Flipgigs Helps Students Find Meaningful Jobs for Summer and Beyond


Jayati Sengupta, the CEO and founder of Flipgigs, a newly launched social marketplace that connects teens with summer jobs, says “it started with a personal problem.

“My 15-year-old daughter wanted to look for a writing gig. Kids today, they’re not interested in just doing errands; they’d like to find jobs that cater more to their talents.”

So Sengupta started asking anyone she could think of for advice.

“For six months I asked every student I met how did they find jobs. They said, ‘we knock on doors.’ But even when they found jobs they weren’t based on their interests or passions.

“I came to realize that when it comes to summer jobs for teens, nothing's changed in 50 years. There’s no social media solution. We’re just stuck in the past.”

In the process of investigating this problem, Sengupta discovered that 75 percent of the 16 million high school students, and 28 million college students in the U.S., chronically seek work.

Yet, according to the U.S. Bureau of Labor Statistics, fewer than three in ten American teens now have summer jobs.

“I realized that what was needed is a social platform to connect students with opportunities that are related to their talents and passions. That’s why I built Flipgigs. It’s not about teens finding tasks like running errands, but much more about other jobs, like tutoring  – in music, sports, and academics – and social media work, like blogging, design, programming, IT, and marketing.”

After taking the new platform, which is web-based, into private beta at the beginning of this year, Sengupta, unveiled it publily when she won the startup competition at The Startup Conference in May.

Flipgigs is free for students and parents; businesses pay a nominal fee to post jobs there. What Sengupta envisions for the future is a kind of LinkedIn for students.

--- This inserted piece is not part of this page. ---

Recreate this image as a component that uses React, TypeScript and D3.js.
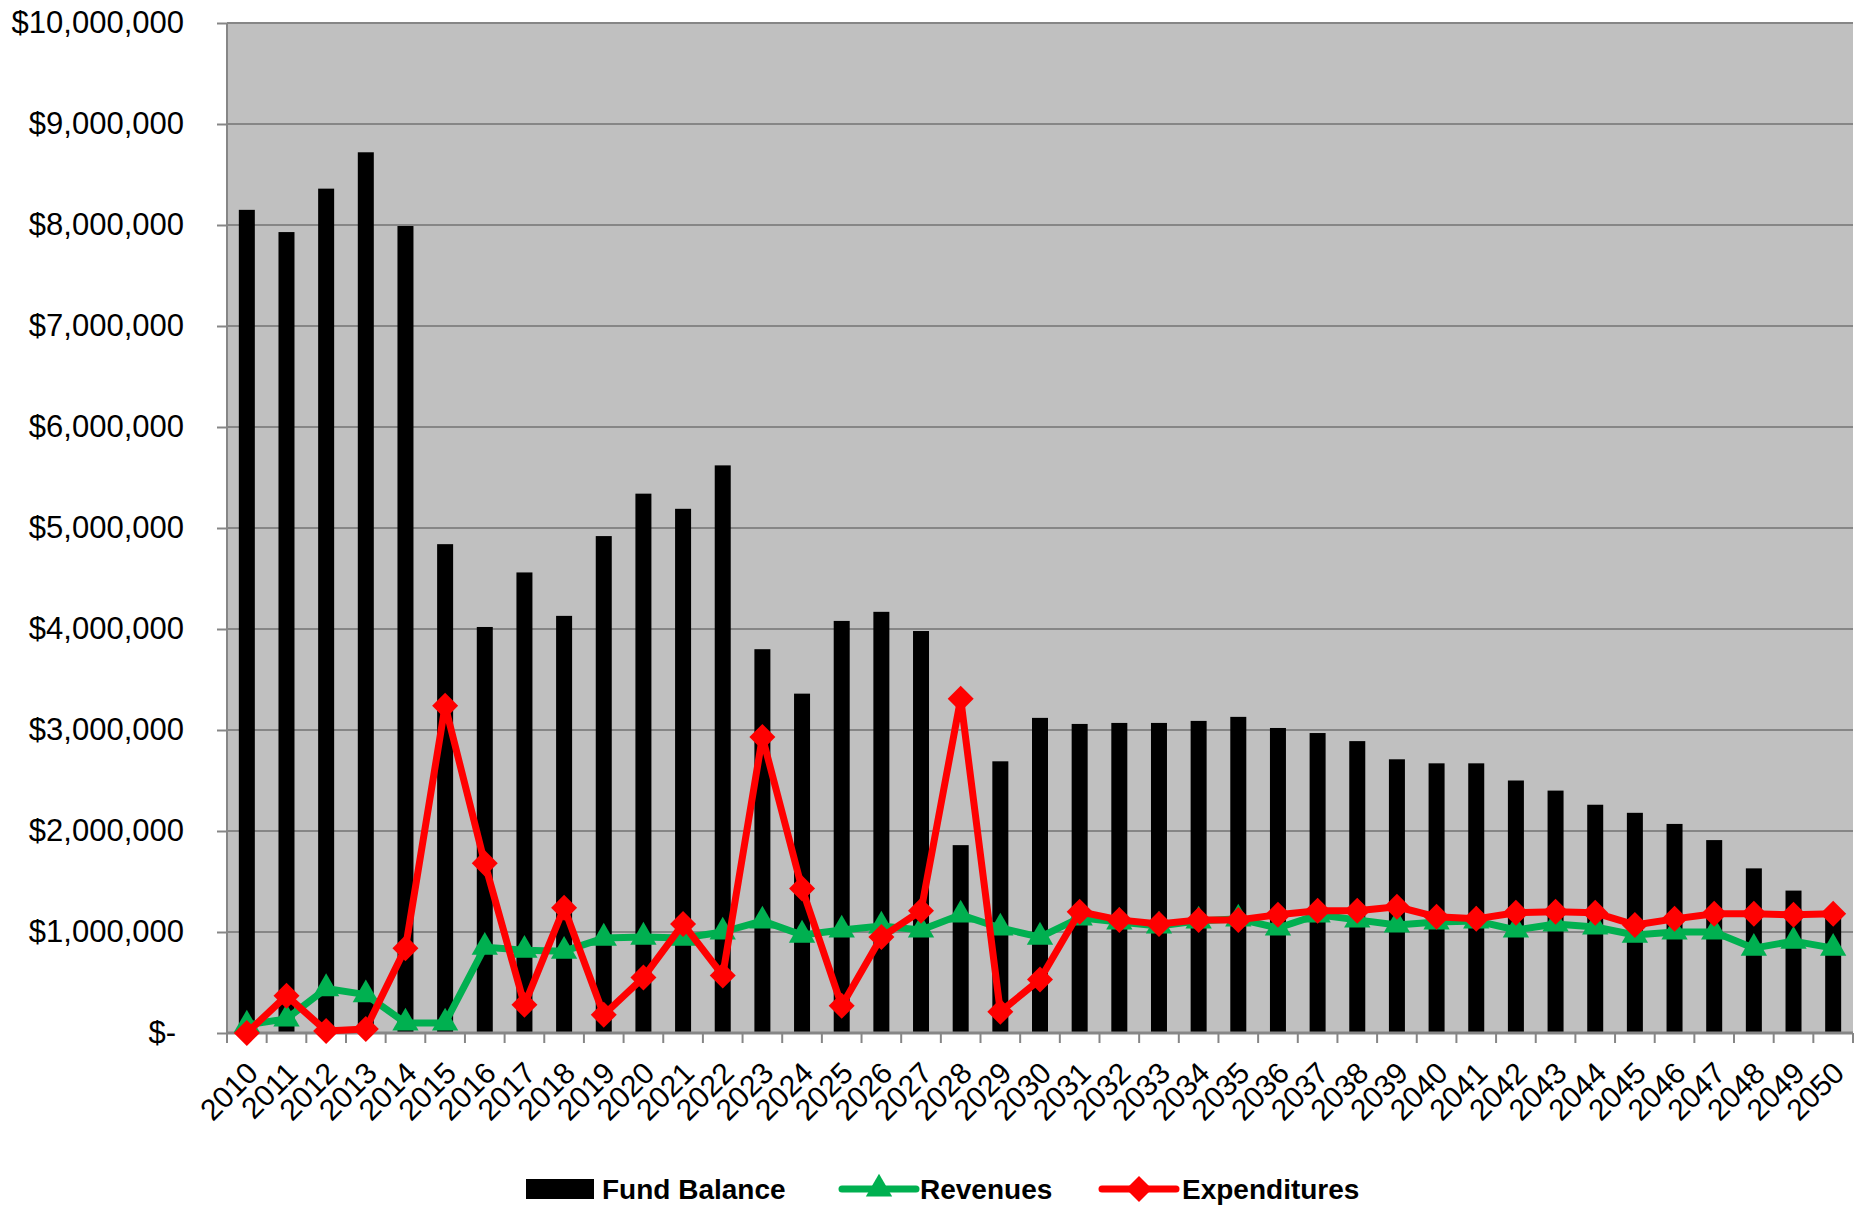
import * as d3 from "d3";
import { useEffect, useRef } from "react";

const years = d3.range(2010, 2051).map(String);

const fundBalance = [
  8.15, 7.93, 8.36, 8.72, 7.99, 4.84, 4.02, 4.56, 4.13, 4.92, 5.34, 5.19, 5.62,
  3.8, 3.36, 4.08, 4.17, 3.98, 1.86, 2.69, 3.12, 3.06, 3.07, 3.07, 3.09, 3.13,
  3.02, 2.97, 2.89, 2.71, 2.67, 2.67, 2.5, 2.4, 2.26, 2.18, 2.07, 1.91, 1.63,
  1.41, 1.17,
].map((v) => v * 1e6);

const revenues = [
  0.08, 0.14, 0.44, 0.38, 0.1, 0.1, 0.85, 0.82, 0.81, 0.94, 0.95, 0.94, 1.0,
  1.11, 0.97, 1.02, 1.06, 1.02, 1.17, 1.04, 0.95, 1.14, 1.1, 1.06, 1.11, 1.13,
  1.04, 1.17, 1.12, 1.07, 1.1, 1.11, 1.02, 1.08, 1.05, 0.97, 1.0, 1.0, 0.84,
  0.91, 0.84,
].map((v) => v * 1e6);

const expenditures = [
  0, 0.37, 0.02, 0.04, 0.84, 3.24, 1.68, 0.28, 1.24, 0.18, 0.55, 1.08, 0.57,
  2.93, 1.43, 0.27, 0.95, 1.21, 3.31, 0.21, 0.53, 1.2, 1.12, 1.08, 1.12, 1.12,
  1.17, 1.21, 1.21, 1.25, 1.15, 1.13, 1.19, 1.2, 1.19, 1.07, 1.13, 1.18, 1.18,
  1.17, 1.18,
].map((v) => v * 1e6);

const yTicks = d3.range(0, 10000001, 1000000);

const GREEN = "#00B050";
const RED = "#FF0000";
const GRID = "#868686";
const FONT = "'Liberation Sans', Arial, sans-serif";

export default function App() {
  const ref = useRef<SVGSVGElement>(null);

  useEffect(() => {
    const svg = d3.select(ref.current);
    svg.selectAll("*").remove();

    const width = 1869;
    const height = 1207;
    const left = 227;
    const right = 1853;
    const top = 23;
    const bottom = 1033;

    const x = d3.scaleBand().domain(years).range([left, right]);
    const y = d3.scaleLinear().domain([0, 10000000]).range([bottom, top]);
    const cx = (i: number) => (x(years[i]) as number) + x.bandwidth() / 2;

    svg.attr("width", width).attr("height", height);

    // plot background
    svg
      .append("rect")
      .attr("x", left)
      .attr("y", top)
      .attr("width", right - left)
      .attr("height", bottom - top)
      .attr("fill", "#C0C0C0");

    // y ticks and labels
    const yAxis = svg
      .append("g")
      .attr("transform", `translate(${left},0)`)
      .call(
        d3
          .axisLeft(y)
          .tickValues(yTicks)
          .tickSize(10)
          .tickPadding(33)
          .tickFormat((d: any) =>
            d === 0 ? "$-" : "$" + d3.format(",")(d as number),
          ),
      );
    yAxis.select(".domain").remove();
    yAxis.selectAll("line").attr("stroke", GRID).attr("stroke-width", 2);
    yAxis
      .selectAll("text")
      .attr("font-family", FONT)
      .attr("font-size", 31)
      .attr("fill", "#000");
    yAxis.select(".tick:first-of-type text").attr("dx", -8);

    // gridlines
    svg
      .append("g")
      .selectAll("line")
      .data(yTicks)
      .join("line")
      .attr("x1", left)
      .attr("x2", right)
      .attr("y1", (d) => y(d))
      .attr("y2", (d) => y(d))
      .attr("stroke", GRID)
      .attr("stroke-width", 2);

    svg
      .append("line")
      .attr("x1", left)
      .attr("x2", left)
      .attr("y1", top)
      .attr("y2", bottom)
      .attr("stroke", GRID)
      .attr("stroke-width", 2);

    // bars
    const barW = 16;
    svg
      .append("g")
      .selectAll("rect")
      .data(fundBalance)
      .join("rect")
      .attr("x", (_, i) => cx(i) - barW / 2)
      .attr("y", (d) => y(d))
      .attr("width", barW)
      .attr("height", (d) => bottom - y(d))
      .attr("fill", "#000");

    // x axis
    const boundaries = d3.range(years.length + 1).map((i) => left + i * x.step());
    svg
      .append("line")
      .attr("x1", left)
      .attr("x2", right)
      .attr("y1", bottom)
      .attr("y2", bottom)
      .attr("stroke", GRID)
      .attr("stroke-width", 3);
    svg
      .append("g")
      .selectAll("line")
      .data(boundaries)
      .join("line")
      .attr("x1", (d) => d)
      .attr("x2", (d) => d)
      .attr("y1", bottom)
      .attr("y2", bottom + 10)
      .attr("stroke", GRID)
      .attr("stroke-width", 2);

    svg
      .append("g")
      .selectAll("text")
      .data(years)
      .join("text")
      .attr("transform", (_, i) => `translate(${cx(i) + 13},${bottom + 42}) rotate(-45)`)
      .attr("text-anchor", "end")
      .attr("font-family", FONT)
      .attr("font-size", 30)
      .attr("fill", "#000")
      .text((d) => d);

    // lines
    const line = d3
      .line<number>()
      .x((_, i) => cx(i))
      .y((d) => y(d));

    const triangle = d3.symbol().type(d3.symbolTriangle).size(300);
    const diamond = "M0,-13L13,0L0,13L-13,0Z";

    svg
      .append("path")
      .attr("d", line(revenues))
      .attr("fill", "none")
      .attr("stroke", GREEN)
      .attr("stroke-width", 7)
      .attr("stroke-linejoin", "round");
    svg
      .append("g")
      .selectAll("path")
      .data(revenues)
      .join("path")
      .attr("transform", (d, i) => `translate(${cx(i)},${y(d)})`)
      .attr("d", triangle() as string)
      .attr("fill", GREEN);

    svg
      .append("path")
      .attr("d", line(expenditures))
      .attr("fill", "none")
      .attr("stroke", RED)
      .attr("stroke-width", 7)
      .attr("stroke-linejoin", "round");
    svg
      .append("g")
      .selectAll("path")
      .data(expenditures)
      .join("path")
      .attr("transform", (d, i) => `translate(${cx(i)},${y(d)})`)
      .attr("d", diamond)
      .attr("fill", RED);

    // legend
    const ly = 1189;
    const legend = svg.append("g");
    legend
      .append("rect")
      .attr("x", 526)
      .attr("y", ly - 10)
      .attr("width", 68)
      .attr("height", 20)
      .attr("fill", "#000");
    legend
      .append("line")
      .attr("x1", 842)
      .attr("x2", 916)
      .attr("y1", ly)
      .attr("y2", ly)
      .attr("stroke", GREEN)
      .attr("stroke-width", 7)
      .attr("stroke-linecap", "round");
    legend
      .append("path")
      .attr("transform", `translate(879,${ly})`)
      .attr("d", triangle() as string)
      .attr("fill", GREEN);
    legend
      .append("line")
      .attr("x1", 1102)
      .attr("x2", 1176)
      .attr("y1", ly)
      .attr("y2", ly)
      .attr("stroke", RED)
      .attr("stroke-width", 7)
      .attr("stroke-linecap", "round");
    legend
      .append("path")
      .attr("transform", `translate(1139,${ly})`)
      .attr("d", diamond)
      .attr("fill", RED);

    const labels: [string, number][] = [
      ["Fund Balance", 602],
      ["Revenues", 920],
      ["Expenditures", 1182],
    ];
    legend
      .selectAll("text")
      .data(labels)
      .join("text")
      .attr("x", (d) => d[1])
      .attr("y", ly)
      .attr("dy", "0.35em")
      .attr("font-family", FONT)
      .attr("font-weight", "bold")
      .attr("font-size", 28)
      .attr("fill", "#000")
      .text((d) => d[0]);
  }, []);

  return (
    <svg
      ref={ref}
      style={{ position: "absolute", left: 0, top: 0, background: "#fff" }}
    />
  );
}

And it will be operating not just during summer but year round, because many college and high school students say they would be willing to work part-time while they are taking classes, especially when the work is tied into their majors or career aspirations.

Meanwhile, thanks to Flipgigs, Sengupta’s daughter has found a writing gig with a startup that promotes meetups based on mutual interests of its members.